Ab initio simulations of the In_xGa_1−xN/In_o.5Ga_0.5N/GaN system proved the existence of the bulk polarization-doping immobile charge in the graded In_xGa_1−xN layer. It was shown that the bulk charge can be obtained using the following relation ${\rho }_{pd}=\mathsf{\Delta }P\left(\frac{dx}{dz}\right)$ where the InN-GaN polarization difference is $\mathsf{\Delta }P=\mathsf{\Delta }{P}_{GaN-InN}=P_{GaN}-P_{InN}$. The resulting polarization difference is $\mathsf{\Delta }{P}_{GaN-InN}=P_{GaN}-P_{InN}=0.13 \mp 0.02 C/{\mathrm{m}}^2$. The polarization difference is dependent on the lattice parameter via strong piezoelectric effects. Both these results, i.e., the magnitude and the piezo-dependence, are in accordance with the earlier critical evaluation of the polarization in [46] and the earlier obtained results in [13,14,46].

The obtained results are affected by several factors, characteristic of the investigated systems. InN is a narrow band material which entails a relatively small difference of the VBM and Fermi energy.
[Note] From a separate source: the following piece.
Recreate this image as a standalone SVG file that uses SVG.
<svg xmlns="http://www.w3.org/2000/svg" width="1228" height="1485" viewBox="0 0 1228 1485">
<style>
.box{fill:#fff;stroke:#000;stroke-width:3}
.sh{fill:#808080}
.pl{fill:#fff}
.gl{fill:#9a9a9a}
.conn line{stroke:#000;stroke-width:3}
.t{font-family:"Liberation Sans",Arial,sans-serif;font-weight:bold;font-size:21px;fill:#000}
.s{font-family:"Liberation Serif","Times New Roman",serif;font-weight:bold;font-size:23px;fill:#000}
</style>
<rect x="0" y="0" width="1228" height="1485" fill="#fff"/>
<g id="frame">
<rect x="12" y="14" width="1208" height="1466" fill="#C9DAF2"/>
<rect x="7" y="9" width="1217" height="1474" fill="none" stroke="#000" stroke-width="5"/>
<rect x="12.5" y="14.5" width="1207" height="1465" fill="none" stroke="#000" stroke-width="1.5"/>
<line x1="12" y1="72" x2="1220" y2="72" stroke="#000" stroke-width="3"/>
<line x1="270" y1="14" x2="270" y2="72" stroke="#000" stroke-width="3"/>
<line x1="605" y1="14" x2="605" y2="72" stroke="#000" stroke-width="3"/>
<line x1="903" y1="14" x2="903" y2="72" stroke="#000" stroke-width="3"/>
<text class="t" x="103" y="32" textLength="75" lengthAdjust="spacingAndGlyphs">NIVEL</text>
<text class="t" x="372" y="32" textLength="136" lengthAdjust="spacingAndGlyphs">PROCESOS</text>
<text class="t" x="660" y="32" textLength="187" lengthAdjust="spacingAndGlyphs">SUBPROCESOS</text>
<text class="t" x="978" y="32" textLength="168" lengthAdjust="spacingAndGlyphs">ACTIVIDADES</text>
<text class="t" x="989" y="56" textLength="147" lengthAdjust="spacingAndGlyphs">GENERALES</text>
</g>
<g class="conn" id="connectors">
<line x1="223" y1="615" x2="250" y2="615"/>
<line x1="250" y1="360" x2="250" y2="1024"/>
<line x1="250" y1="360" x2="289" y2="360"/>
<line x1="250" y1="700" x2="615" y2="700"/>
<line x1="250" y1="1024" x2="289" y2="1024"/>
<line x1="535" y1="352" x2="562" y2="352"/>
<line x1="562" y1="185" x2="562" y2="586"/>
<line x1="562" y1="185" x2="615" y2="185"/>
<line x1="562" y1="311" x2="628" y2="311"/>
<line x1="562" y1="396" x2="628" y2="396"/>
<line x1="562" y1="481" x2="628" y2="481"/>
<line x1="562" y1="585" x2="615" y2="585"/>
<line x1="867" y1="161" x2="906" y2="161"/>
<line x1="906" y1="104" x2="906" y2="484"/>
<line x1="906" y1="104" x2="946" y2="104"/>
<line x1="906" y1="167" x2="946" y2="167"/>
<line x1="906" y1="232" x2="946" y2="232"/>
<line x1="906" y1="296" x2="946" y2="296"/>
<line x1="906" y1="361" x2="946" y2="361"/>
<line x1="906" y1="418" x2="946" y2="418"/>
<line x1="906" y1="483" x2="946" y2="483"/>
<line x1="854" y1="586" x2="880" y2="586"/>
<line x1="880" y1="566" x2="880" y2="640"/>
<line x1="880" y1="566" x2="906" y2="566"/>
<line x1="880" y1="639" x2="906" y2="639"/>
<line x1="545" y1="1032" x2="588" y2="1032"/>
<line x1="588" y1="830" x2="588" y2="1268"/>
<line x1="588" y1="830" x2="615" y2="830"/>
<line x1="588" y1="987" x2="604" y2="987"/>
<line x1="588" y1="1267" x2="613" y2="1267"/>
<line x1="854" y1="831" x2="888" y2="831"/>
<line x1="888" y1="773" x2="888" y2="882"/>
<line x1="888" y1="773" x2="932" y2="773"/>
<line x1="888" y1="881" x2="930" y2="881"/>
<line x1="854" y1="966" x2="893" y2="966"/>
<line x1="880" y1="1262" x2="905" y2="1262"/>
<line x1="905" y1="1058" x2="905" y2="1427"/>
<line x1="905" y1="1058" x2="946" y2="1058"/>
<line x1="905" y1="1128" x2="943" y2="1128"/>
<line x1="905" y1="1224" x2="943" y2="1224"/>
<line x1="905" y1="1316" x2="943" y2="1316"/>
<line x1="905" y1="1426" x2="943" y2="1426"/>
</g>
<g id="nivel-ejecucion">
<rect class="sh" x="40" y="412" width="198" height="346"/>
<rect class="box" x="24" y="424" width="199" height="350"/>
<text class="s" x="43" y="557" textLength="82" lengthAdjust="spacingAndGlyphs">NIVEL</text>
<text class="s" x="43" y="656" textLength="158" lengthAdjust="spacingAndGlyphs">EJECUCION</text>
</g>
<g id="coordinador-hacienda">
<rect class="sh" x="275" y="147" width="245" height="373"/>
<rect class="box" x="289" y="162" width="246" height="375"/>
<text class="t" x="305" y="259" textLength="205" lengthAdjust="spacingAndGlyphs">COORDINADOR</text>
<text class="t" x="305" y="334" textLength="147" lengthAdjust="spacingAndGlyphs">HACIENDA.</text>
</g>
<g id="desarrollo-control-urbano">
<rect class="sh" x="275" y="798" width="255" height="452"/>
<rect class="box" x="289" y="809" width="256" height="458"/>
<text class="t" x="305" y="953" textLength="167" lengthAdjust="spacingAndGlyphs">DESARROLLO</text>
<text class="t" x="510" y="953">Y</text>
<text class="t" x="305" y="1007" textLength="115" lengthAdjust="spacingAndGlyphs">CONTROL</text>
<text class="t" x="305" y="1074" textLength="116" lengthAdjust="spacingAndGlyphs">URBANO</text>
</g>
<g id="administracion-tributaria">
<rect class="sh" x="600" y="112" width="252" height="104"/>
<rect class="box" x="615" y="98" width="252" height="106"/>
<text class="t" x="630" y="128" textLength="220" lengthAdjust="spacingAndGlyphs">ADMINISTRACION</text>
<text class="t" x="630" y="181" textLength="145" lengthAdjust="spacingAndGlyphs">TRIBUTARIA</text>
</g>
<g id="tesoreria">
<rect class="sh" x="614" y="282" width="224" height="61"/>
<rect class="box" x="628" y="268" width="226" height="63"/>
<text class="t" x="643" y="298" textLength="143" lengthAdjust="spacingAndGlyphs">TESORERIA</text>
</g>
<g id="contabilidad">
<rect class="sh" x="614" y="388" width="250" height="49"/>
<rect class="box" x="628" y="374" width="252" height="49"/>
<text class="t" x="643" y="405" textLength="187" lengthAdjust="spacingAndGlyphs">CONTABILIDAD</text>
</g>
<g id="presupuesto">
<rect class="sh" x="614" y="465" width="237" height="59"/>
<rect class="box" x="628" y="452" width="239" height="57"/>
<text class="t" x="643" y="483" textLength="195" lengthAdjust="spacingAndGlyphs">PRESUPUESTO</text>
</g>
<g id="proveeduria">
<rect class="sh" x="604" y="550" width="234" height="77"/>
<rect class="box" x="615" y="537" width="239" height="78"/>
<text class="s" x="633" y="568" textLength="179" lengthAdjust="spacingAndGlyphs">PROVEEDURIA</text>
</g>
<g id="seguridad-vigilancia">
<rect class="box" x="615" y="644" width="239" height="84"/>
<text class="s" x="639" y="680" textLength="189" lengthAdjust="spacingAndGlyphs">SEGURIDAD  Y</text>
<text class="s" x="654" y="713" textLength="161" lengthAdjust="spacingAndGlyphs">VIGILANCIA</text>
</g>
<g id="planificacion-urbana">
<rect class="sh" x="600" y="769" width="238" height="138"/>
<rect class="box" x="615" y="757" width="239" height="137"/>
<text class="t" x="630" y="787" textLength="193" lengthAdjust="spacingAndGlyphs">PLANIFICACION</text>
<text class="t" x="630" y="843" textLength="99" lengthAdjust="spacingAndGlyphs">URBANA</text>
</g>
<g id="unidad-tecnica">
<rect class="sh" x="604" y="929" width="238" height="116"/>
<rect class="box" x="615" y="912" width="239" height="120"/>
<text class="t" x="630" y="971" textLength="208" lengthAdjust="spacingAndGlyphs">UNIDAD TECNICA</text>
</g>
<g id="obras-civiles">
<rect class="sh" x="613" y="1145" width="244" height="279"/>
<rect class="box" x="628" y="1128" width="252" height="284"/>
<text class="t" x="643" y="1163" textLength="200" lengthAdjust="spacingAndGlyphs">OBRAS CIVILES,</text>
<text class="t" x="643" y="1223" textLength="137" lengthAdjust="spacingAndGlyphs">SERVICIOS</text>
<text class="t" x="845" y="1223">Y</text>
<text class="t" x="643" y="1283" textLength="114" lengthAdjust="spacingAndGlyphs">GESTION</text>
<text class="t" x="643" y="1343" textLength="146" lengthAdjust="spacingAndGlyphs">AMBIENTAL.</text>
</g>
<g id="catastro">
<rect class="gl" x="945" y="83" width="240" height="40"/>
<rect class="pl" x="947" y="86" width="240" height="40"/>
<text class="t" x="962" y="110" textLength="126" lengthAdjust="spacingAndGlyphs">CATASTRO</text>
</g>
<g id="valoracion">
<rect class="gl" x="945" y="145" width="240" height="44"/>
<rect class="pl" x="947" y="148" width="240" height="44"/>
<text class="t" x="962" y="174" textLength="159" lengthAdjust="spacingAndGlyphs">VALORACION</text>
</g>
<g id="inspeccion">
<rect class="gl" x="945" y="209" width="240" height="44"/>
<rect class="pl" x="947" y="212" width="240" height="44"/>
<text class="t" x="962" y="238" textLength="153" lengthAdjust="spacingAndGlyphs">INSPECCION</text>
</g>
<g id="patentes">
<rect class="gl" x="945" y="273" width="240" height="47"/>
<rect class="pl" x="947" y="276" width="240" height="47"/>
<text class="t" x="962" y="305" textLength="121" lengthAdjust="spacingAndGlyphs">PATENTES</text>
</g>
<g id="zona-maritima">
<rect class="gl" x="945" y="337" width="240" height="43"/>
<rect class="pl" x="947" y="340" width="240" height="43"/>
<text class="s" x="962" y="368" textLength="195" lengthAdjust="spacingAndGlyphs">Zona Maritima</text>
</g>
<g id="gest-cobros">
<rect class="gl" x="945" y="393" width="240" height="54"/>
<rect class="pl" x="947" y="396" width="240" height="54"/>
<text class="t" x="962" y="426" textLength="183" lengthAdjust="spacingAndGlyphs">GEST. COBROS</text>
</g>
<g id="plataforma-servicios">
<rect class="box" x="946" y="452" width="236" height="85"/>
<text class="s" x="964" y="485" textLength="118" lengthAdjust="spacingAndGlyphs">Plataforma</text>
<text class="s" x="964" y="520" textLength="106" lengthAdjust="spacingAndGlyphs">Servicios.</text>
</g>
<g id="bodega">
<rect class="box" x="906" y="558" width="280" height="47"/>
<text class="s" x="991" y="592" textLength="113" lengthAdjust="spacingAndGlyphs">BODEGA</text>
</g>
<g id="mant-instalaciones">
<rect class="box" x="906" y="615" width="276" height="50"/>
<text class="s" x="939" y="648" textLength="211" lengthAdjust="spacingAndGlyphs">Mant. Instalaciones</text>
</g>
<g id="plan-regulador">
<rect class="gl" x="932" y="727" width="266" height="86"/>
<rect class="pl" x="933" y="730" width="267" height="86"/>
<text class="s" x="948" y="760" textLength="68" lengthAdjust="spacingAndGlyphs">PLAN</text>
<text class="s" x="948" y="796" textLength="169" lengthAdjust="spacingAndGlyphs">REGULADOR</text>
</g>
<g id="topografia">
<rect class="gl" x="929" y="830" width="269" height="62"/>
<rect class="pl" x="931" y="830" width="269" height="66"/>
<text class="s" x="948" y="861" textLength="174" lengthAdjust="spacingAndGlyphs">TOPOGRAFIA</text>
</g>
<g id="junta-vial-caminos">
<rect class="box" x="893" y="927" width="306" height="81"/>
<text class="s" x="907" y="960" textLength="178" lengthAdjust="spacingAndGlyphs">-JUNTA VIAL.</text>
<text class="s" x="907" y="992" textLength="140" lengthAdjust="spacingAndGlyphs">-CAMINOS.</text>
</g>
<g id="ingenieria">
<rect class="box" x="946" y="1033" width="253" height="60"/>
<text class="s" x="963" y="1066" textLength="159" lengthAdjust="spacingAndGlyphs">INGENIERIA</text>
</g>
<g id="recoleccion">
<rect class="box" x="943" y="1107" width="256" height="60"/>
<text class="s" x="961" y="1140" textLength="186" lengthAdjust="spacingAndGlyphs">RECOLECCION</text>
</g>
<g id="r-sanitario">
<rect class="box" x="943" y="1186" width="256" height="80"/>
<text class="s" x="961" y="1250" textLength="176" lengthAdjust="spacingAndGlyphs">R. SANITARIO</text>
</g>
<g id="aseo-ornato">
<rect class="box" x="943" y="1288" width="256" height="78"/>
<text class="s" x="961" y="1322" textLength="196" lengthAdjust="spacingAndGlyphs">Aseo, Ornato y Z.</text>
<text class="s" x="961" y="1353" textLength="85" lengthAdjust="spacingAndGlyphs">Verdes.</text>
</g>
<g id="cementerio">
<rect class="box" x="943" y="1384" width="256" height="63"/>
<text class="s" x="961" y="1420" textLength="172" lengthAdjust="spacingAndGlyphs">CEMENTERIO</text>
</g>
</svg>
Therefore, the mobile band charge (holes) may affect the electric potential distribution used to determine the value of the bulk charge density.

The obtained results indicate the existence of the polarization induced charge density in nitride heterostructures, in accordance with the polarization difference. In addition, the potential jumps of the order of 1 V at the interfaces prove the existence of the surface dipole layer at nitride heterointerfaces.

These results could be potentially applied in the p-type polarization doping of the In-rich structures used in green and red LEDs and LDs technology. Therefore, application of such a design may be highly beneficial in the extension of the emitted light range to longer wavelengths.